Mais qu’en est-il des morts dont nous sommes responsables ? Nous ? Responsables de morts ? direz-vous. Ce n’est pas possible ! Et pourtant, chaque année plus de 5 millions de personnes meurent de faim, deux tiers d’entre elles des enfants, soit entre 15 000 et 20 000 personnes par jour ! Et nous en sommes tous responsables : il suffit de parcourir lafaimexpliquee.org si vous n’en êtes pas convaincus.
Mais qui a mis en première page de leur journaux papier ou en ouverture de leurs informations radiophoniques ou télévisées les 100 000 morts prématurées résultant des incendies en Asie du Sud-Est, l’automne dernier ? Bien peu de médias. Pourtant, ces dizaines de milliers de morts qui se sont produites en à peine quelques semaines, il y a moins d’un an : nous en sommes tous responsables mais nous en détournons nos regards.

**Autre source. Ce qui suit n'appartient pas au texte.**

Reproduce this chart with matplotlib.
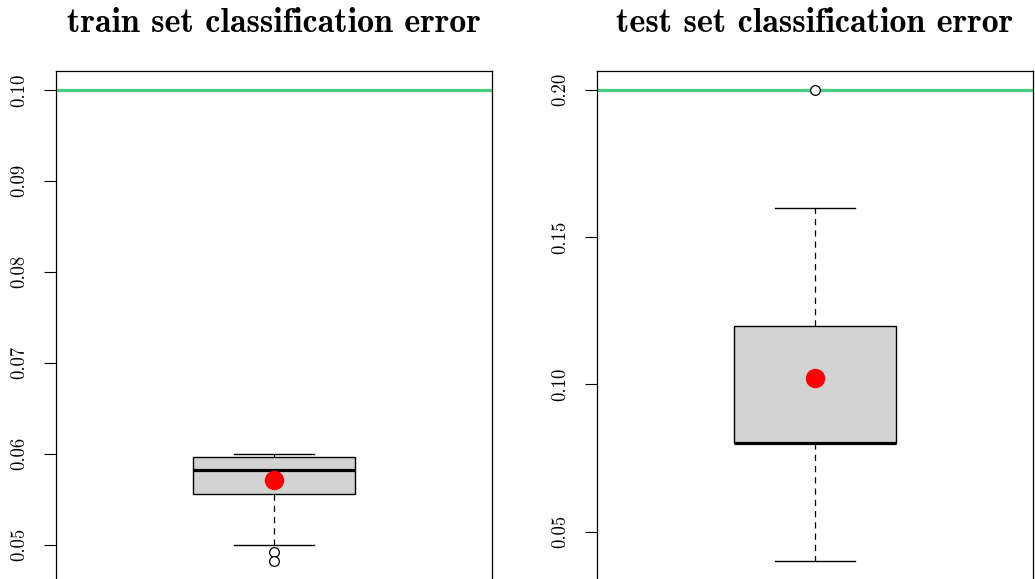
import matplotlib
matplotlib.use("Agg")
import matplotlib.pyplot as plt
from matplotlib.ticker import FormatStrFormatter

# panel titles
titles = ["train set classification error", "test set classification error"]

# box statistics
train_whislo, train_q1, train_med, train_q3, train_whishi = 0.050, 0.0556, 0.0582, 0.0596, 0.060
train_fliers = [0.0492, 0.0482]
train_mean = 0.0571
train_ref = 0.10
train_ticks = [0.05, 0.06, 0.07, 0.08, 0.09, 0.10]

test_whislo, test_q1, test_med, test_q3, test_whishi = 0.04, 0.08, 0.08, 0.12, 0.16
test_fliers = [0.20]
test_mean = 0.1023
test_ref = 0.20
test_ticks = [0.05, 0.10, 0.15, 0.20]

W, H = 1035, 579
fig = plt.figure(figsize=(W / 100, H / 100), dpi=100)

panels = [
    (56, titles[0], dict(whislo=train_whislo, q1=train_q1, med=train_med, q3=train_q3,
                         whishi=train_whishi, fliers=train_fliers), train_mean, train_ref, train_ticks),
    (597, titles[1], dict(whislo=test_whislo, q1=test_q1, med=test_med, q3=test_q3,
                          whishi=test_whishi, fliers=test_fliers), test_mean, test_ref, test_ticks),
]

for left, title, stats, mean, ref, ticks in panels:
    ax = fig.add_axes([left / W, 1 - 580 / H, 436 / W, 509 / H])

    ax.axhline(ref, color="#43CD80", lw=2.3, zorder=1)

    ax.bxp([stats], positions=[1], widths=0.4, patch_artist=True, showfliers=True,
           boxprops=dict(facecolor="#D3D3D3", edgecolor="black", lw=1.0),
           medianprops=dict(color="black", lw=2.3),
           whiskerprops=dict(color="black", lw=0.9, linestyle=(0, (5, 4))),
           capprops=dict(color="black", lw=1.0),
           capwidths=0.2,
           flierprops=dict(marker="o", markersize=7, markerfacecolor="white",
                           markeredgecolor="black", markeredgewidth=0.9),
           zorder=2)
    ax.plot([1], [mean], "o", color="red", markersize=13, zorder=4)

    # R style ranges: 4% padding around the data
    lo = min([stats["whislo"]] + stats["fliers"])
    hi = max([stats["whishi"], ref] + stats["fliers"])
    pad = 0.04 * (hi - lo)
    ax.set_ylim(lo - pad, hi + pad)
    ax.set_xlim(0.46, 1.54)

    ax.set_xticks([])
    ax.set_yticks(ticks)
    ax.yaxis.set_major_formatter(FormatStrFormatter("%.2f"))
    ax.tick_params(axis="y", length=9, width=0.8, pad=11, labelsize=13.5)
    for lab in ax.get_yticklabels():
        lab.set_rotation(90)
        lab.set_va("center")
        lab.set_fontfamily("cmr10")
    for sp in ax.spines.values():
        sp.set_linewidth(0.9)

    ax.set_title(title, fontfamily="cmb10", fontsize=24.5, pad=28)

fig.savefig("out.png", dpi=100)
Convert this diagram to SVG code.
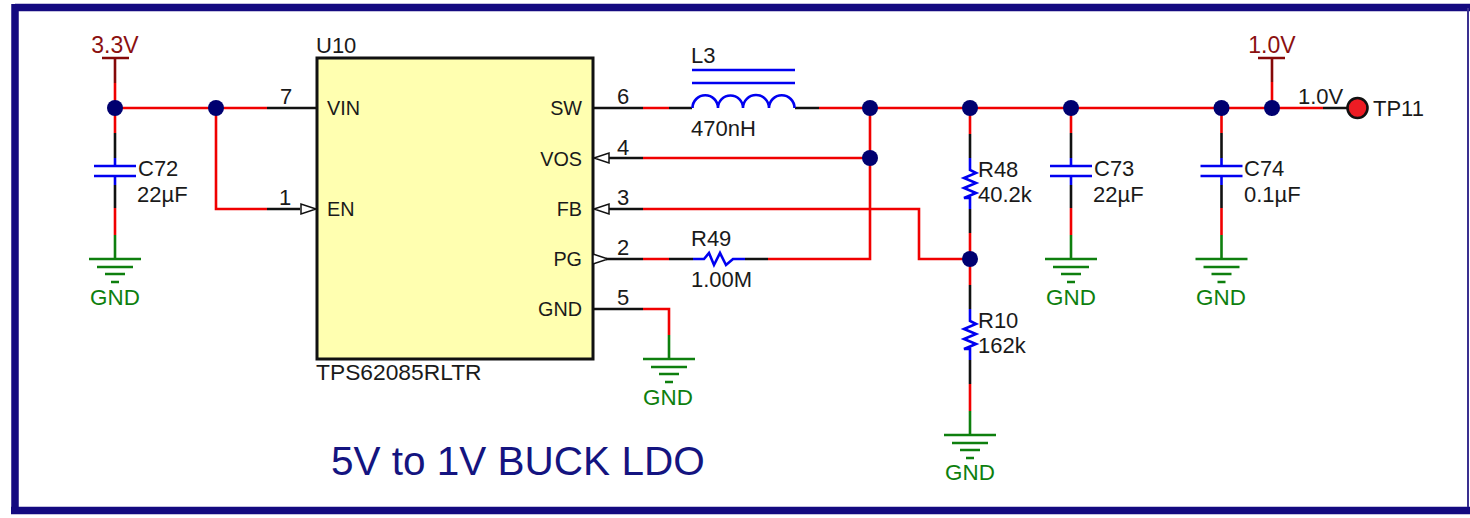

En effet, pourquoi ces personnes sont-elles mortes ? Elles sont mortes parce que nous acceptons de consommer de huile de palme bon marché dont la production a entraîné ces incendies gigantesques qui ont empoisonné des millions de personnes en Asie [lire], cette huile de palme qui se retrouve dans un grand nombre de produits que nous achetons chaque jour. Ces personnes sont aussi mortes pour assurer que les investisseurs qui ont mis leur argent dans les grandes compagnies qui produisent, transforment et vendent l’huile de palme, fassent des profits et les redistribuent à leurs actionnaires, y compris aux fonds de pension, à nos assurance-vie et autres produits financiers dont les plus aisés d’entre nous sommes friands. Certes, les incendies sont dus au fait que l’Indonésie, classée 88e pays sur 167 par Transparency International en 2015 pour ce qui est de la corruption, n’applique pas les lois qu’elles s’est édictée et que les grandes compagnies internationales dissimulent leurs pratiques intolérables qui sont nocives pour l’environnement et violent les droits des populations locales. Mais c’est notre consommation aveugle qui en est la cause initiale, sans laquelle tout ce système ne pourrait exister.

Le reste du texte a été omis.